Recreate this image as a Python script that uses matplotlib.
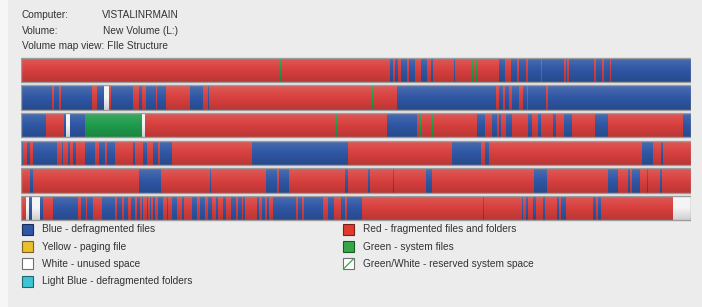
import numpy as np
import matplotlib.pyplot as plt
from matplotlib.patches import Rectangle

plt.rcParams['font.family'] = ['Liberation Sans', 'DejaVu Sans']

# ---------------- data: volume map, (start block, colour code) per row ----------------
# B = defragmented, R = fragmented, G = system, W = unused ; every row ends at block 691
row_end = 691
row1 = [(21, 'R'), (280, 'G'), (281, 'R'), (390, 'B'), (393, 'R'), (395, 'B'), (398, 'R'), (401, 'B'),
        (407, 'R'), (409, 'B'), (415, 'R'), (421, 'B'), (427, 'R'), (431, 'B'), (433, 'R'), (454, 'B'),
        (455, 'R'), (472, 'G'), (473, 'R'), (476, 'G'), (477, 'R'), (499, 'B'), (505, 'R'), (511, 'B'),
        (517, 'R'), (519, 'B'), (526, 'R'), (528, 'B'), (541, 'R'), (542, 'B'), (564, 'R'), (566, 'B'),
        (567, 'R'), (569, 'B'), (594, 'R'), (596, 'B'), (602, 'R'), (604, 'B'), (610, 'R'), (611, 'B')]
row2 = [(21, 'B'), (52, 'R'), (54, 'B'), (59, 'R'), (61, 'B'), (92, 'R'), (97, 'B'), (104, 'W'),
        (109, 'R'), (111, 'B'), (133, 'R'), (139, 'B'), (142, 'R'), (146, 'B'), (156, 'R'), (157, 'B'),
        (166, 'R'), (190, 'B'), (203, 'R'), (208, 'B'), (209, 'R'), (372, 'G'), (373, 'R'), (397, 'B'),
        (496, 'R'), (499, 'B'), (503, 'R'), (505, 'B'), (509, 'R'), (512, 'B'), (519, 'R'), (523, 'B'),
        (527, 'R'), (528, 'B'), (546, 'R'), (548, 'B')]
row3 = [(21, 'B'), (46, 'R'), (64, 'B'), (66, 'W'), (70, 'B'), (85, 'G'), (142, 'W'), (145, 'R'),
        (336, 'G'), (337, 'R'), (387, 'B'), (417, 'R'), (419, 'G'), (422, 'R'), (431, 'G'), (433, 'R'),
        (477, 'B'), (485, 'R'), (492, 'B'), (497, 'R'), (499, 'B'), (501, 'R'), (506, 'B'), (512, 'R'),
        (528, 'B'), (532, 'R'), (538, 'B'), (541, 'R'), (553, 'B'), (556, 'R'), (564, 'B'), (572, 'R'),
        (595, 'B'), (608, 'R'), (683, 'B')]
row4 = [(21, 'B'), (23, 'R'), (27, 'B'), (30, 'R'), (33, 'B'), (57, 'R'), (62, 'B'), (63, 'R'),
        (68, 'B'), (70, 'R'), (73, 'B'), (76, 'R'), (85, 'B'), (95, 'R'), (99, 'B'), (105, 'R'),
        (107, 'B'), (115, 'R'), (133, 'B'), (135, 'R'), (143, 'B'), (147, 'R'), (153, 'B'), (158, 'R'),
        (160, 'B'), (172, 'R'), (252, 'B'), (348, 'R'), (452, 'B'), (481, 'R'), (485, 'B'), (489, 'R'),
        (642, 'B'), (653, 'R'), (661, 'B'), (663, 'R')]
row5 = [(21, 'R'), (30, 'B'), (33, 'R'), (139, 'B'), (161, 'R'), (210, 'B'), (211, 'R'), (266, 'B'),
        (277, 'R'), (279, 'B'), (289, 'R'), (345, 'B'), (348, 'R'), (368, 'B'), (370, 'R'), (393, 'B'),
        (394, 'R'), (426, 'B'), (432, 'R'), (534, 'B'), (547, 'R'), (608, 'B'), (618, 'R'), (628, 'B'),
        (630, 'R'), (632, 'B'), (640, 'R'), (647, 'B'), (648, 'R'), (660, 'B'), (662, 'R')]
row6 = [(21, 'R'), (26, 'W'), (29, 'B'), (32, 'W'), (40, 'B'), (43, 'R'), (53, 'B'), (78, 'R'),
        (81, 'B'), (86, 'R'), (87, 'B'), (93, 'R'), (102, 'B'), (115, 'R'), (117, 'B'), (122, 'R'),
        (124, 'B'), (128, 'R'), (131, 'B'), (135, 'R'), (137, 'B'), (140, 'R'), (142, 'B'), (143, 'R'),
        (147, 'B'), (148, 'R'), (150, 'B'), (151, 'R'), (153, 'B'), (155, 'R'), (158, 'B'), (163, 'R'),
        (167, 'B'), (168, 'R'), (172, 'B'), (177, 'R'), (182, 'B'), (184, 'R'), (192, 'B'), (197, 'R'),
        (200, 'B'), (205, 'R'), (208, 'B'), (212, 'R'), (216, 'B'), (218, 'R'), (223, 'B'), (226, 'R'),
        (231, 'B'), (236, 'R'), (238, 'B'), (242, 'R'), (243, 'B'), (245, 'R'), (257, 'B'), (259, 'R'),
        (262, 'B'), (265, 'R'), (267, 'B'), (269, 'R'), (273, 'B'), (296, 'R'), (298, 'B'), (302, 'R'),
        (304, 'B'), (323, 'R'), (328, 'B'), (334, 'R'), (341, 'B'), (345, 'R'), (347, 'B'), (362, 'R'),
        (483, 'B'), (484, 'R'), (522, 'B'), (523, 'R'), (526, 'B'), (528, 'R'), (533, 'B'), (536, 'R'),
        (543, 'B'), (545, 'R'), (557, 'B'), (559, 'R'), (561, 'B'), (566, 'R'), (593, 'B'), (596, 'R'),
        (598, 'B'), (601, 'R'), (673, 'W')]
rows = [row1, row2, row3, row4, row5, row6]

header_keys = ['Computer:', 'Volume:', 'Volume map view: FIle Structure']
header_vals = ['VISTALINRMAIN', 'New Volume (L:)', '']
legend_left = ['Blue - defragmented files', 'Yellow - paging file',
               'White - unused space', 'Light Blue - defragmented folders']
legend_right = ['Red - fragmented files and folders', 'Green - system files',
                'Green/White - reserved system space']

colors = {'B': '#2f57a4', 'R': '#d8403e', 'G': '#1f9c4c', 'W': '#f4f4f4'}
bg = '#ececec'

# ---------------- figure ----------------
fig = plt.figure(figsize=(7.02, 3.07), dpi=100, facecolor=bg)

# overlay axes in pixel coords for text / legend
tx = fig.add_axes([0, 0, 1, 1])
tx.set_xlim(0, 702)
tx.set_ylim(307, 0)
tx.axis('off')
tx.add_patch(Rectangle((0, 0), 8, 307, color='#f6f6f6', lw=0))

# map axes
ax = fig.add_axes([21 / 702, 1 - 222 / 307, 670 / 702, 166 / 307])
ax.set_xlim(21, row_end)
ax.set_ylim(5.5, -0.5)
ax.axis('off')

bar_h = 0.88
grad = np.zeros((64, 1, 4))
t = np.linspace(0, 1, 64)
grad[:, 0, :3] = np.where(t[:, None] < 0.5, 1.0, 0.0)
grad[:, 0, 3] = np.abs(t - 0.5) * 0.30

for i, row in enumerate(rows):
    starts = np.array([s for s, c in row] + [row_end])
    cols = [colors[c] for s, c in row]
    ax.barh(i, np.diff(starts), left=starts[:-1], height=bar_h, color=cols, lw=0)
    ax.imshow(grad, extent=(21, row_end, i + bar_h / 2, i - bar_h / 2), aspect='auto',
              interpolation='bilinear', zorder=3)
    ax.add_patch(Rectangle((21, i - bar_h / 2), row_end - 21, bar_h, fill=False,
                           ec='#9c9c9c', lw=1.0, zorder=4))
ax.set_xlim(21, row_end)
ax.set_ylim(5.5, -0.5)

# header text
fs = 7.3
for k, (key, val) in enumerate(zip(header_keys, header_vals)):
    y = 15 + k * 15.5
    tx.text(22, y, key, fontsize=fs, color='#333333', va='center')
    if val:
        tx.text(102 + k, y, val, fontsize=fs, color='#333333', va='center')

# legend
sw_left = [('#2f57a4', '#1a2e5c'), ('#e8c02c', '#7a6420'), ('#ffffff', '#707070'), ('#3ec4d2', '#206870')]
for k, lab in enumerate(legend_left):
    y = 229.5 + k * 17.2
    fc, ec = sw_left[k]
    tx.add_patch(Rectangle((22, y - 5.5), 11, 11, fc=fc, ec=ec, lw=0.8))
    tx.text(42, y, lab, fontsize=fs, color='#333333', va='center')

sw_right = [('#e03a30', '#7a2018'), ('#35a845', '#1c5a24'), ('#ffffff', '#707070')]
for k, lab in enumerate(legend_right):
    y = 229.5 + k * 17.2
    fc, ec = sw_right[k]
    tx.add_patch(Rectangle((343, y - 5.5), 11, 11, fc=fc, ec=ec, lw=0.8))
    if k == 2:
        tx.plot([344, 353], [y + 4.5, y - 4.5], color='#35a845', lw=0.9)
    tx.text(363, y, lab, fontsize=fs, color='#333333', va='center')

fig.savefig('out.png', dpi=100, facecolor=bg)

EXERCISE DESCRIPTION: Return exactly what appears from the opening line of the material through the line with "plt.rcParams['font.family'] = ['Liberation", apart from the pictures.

WRITTEN REPLY:
Recreate this image as a Python script that uses matplotlib.
import numpy as np
import matplotlib.pyplot as plt
from matplotlib.patches import Rectangle

plt.rcParams['font.family'] = ['Liberation Sans', 'DejaVu Sans']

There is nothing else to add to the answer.